··· INPUT ROWS ···

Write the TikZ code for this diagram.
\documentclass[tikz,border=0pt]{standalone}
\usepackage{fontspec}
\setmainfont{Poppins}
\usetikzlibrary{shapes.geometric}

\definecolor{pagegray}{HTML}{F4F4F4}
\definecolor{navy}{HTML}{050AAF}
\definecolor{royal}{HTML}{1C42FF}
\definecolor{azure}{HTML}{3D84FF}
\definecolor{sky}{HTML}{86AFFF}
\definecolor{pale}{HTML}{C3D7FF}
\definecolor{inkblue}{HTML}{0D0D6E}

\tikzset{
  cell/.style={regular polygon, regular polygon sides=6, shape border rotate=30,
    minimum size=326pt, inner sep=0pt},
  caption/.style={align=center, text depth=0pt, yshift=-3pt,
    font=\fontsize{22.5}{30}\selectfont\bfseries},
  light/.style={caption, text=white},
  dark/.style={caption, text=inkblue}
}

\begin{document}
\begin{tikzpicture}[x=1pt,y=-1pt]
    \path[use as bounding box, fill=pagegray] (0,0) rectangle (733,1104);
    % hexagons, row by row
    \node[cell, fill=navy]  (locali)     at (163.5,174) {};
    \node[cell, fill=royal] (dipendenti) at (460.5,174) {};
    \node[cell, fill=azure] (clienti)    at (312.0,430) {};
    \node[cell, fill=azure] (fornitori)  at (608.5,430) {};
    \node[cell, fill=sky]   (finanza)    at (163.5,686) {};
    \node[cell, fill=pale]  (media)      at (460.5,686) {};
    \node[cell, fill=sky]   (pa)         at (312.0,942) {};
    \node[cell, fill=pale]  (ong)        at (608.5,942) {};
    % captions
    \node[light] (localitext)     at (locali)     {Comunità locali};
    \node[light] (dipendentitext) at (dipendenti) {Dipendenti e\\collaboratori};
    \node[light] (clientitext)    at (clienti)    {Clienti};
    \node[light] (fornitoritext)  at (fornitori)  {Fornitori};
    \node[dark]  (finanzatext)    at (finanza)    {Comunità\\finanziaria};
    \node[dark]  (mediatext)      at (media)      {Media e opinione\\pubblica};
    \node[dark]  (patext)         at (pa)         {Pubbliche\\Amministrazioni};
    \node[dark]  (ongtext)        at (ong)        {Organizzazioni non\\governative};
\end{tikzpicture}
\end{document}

···
··· INPUT ROWS ···

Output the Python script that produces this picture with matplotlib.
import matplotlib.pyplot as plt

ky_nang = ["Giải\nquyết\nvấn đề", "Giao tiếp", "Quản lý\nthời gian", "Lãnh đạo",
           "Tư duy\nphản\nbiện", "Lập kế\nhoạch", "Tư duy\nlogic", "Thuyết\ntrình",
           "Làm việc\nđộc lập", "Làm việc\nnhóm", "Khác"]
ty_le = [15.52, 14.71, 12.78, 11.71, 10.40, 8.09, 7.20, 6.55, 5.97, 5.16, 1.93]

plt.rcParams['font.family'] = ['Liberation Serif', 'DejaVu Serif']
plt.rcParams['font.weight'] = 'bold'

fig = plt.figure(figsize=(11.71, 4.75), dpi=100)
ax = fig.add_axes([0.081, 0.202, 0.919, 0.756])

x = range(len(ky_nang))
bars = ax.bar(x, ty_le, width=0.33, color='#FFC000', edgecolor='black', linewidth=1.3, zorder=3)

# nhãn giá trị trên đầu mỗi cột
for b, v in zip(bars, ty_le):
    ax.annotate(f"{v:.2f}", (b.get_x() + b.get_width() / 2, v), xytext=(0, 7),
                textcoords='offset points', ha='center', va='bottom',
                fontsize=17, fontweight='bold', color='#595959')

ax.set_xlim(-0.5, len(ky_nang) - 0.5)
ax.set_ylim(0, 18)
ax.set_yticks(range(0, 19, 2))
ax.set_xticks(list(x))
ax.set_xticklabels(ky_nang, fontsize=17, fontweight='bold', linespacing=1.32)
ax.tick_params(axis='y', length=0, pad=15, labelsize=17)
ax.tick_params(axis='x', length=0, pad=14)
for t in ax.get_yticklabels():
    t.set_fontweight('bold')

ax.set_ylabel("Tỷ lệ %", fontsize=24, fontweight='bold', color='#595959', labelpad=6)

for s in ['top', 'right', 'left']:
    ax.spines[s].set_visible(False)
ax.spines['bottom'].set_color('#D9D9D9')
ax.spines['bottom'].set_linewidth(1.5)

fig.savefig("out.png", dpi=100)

···
··· INPUT ROWS ···

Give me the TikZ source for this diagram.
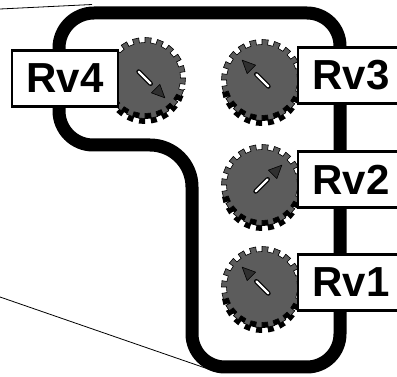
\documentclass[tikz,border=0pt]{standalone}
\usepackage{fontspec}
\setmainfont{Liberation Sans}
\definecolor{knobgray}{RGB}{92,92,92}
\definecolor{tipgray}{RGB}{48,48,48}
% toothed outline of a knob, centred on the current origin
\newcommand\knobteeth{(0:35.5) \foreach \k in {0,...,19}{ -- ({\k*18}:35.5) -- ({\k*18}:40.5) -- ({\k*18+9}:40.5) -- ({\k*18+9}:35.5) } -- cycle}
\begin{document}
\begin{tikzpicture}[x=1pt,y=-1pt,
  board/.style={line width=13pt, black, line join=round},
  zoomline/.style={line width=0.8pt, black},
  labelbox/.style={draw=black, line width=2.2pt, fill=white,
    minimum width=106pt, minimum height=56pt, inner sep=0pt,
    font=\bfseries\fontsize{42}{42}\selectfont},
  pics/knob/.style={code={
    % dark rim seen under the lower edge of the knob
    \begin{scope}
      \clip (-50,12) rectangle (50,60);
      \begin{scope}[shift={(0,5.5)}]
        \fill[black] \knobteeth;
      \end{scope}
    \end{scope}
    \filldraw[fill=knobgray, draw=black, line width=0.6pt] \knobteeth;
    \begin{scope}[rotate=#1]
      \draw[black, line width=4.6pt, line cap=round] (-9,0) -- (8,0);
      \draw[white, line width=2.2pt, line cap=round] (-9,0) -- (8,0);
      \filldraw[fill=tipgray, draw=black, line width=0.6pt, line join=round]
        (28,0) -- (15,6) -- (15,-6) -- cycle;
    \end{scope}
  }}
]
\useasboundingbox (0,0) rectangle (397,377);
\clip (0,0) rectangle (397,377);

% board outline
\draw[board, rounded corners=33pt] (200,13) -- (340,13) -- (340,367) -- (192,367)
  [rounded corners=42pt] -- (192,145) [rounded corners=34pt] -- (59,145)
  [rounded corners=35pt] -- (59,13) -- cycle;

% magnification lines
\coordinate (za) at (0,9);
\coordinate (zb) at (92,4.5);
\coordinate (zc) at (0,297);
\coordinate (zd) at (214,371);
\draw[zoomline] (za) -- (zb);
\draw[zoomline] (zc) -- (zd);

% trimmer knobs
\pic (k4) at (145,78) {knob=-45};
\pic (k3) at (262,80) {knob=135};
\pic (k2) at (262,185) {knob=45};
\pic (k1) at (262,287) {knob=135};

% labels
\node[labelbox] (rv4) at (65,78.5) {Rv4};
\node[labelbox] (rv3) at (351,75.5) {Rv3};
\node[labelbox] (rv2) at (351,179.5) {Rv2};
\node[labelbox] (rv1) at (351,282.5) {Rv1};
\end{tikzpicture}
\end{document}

···

● **AIM**: Pictures excluded, give again exactly and only the lines of the material above from the line with "Give me the TikZ source for this diagram." through the line with "(k1) at (262,287)".

● **FINISHED TASK**:
Give me the TikZ source for this diagram.
\documentclass[tikz,border=0pt]{standalone}
\usepackage{fontspec}
\setmainfont{Liberation Sans}
\definecolor{knobgray}{RGB}{92,92,92}
\definecolor{tipgray}{RGB}{48,48,48}
% toothed outline of a knob, centred on the current origin
\newcommand\knobteeth{(0:35.5) \foreach \k in {0,...,19}{ -- ({\k*18}:35.5) -- ({\k*18}:40.5) -- ({\k*18+9}:40.5) -- ({\k*18+9}:35.5) } -- cycle}
\begin{document}
\begin{tikzpicture}[x=1pt,y=-1pt,
  board/.style={line width=13pt, black, line join=round},
  zoomline/.style={line width=0.8pt, black},
  labelbox/.style={draw=black, line width=2.2pt, fill=white,
    minimum width=106pt, minimum height=56pt, inner sep=0pt,
    font=\bfseries\fontsize{42}{42}\selectfont},
  pics/knob/.style={code={
    % dark rim seen under the lower edge of the knob
    \begin{scope}
      \clip (-50,12) rectangle (50,60);
      \begin{scope}[shift={(0,5.5)}]
        \fill[black] \knobteeth;
      \end{scope}
    \end{scope}
    \filldraw[fill=knobgray, draw=black, line width=0.6pt] \knobteeth;
    \begin{scope}[rotate=#1]
      \draw[black, line width=4.6pt, line cap=round] (-9,0) -- (8,0);
      \draw[white, line width=2.2pt, line cap=round] (-9,0) -- (8,0);
      \filldraw[fill=tipgray, draw=black, line width=0.6pt, line join=round]
        (28,0) -- (15,6) -- (15,-6) -- cycle;
    \end{scope}
  }}
]
\useasboundingbox (0,0) rectangle (397,377);
\clip (0,0) rectangle (397,377);

% board outline
\draw[board, rounded corners=33pt] (200,13) -- (340,13) -- (340,367) -- (192,367)
  [rounded corners=42pt] -- (192,145) [rounded corners=34pt] -- (59,145)
  [rounded corners=35pt] -- (59,13) -- cycle;

% magnification lines
\coordinate (za) at (0,9);
\coordinate (zb) at (92,4.5);
\coordinate (zc) at (0,297);
\coordinate (zd) at (214,371);
\draw[zoomline] (za) -- (zb);
\draw[zoomline] (zc) -- (zd);

% trimmer knobs
\pic (k4) at (145,78) {knob=-45};
\pic (k3) at (262,80) {knob=135};
\pic (k2) at (262,185) {knob=45};
\pic (k1) at (262,287) {knob=135};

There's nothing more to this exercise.